Bound for the bad
Mary Beard, 14 September 1989
Alice Thomas Ellis has a delicate touch with her fictional delinquents. In The Birds of the Air, her second novel, Sam, the nearly criminal son of a respectable academic couple, reveals all those conflicting qualities that make the young offender so hard to deal with and to understand. We feel at the same time revulsion and a sneaking admiration. True, Sam is in many ways an offputting specimen: he dies his hair virulently green; he talks in an almost incomprehensible adolescent jargon; and he gets his kicks from stealing bicycles and from other kinds of petty juvenile dishonesty. But with ATE we come to sympathise with Sam’s view of the world and his own sense of purpose. We begin to share his disdain for the hypocritical authority of his parents and share his excitement in trivial misdemeanours – like simply absconding from family celebrations or secretly taping (and then replaying at enormous volume) the pretentious chit-chat of a donnish party.
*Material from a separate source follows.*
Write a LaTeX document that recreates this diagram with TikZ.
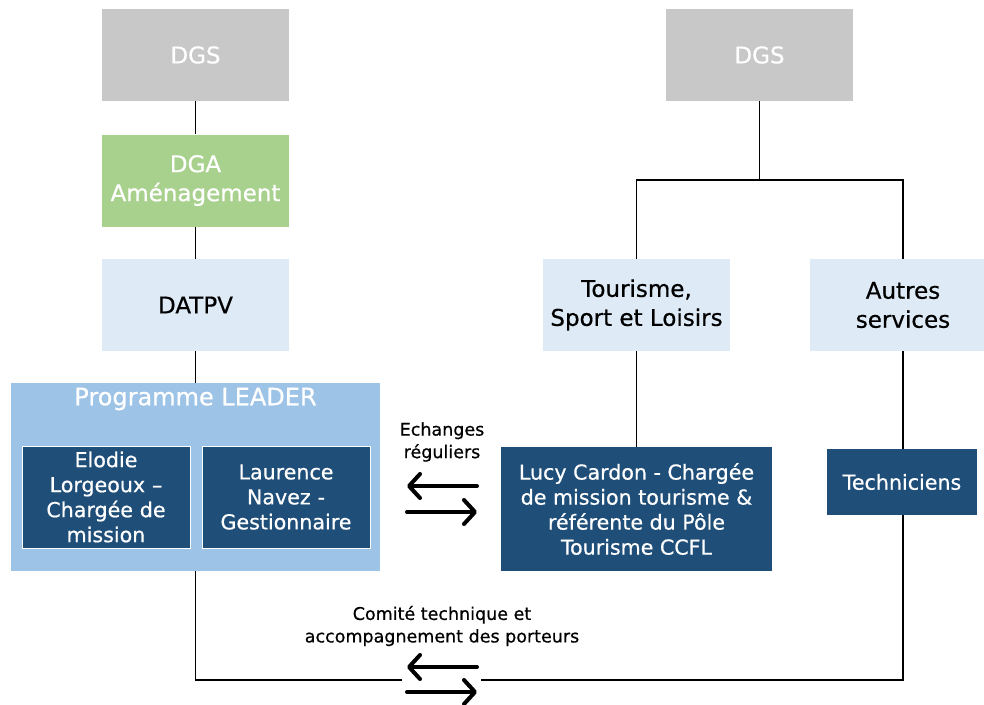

It is even with a sense of wonder, rather than complete horror, that we read of his frankly appalling fantasies of mass murder: the dream of sitting on the rooftops, neatly unhooking the sharp-edged slates and aiming them at the necks of anonymous passers-by ‘until the air was full of their silly heads, flying around as thick as autumn leaves’. For a moment we can almost believe that these presumably innocent adults deserved their decapitation.’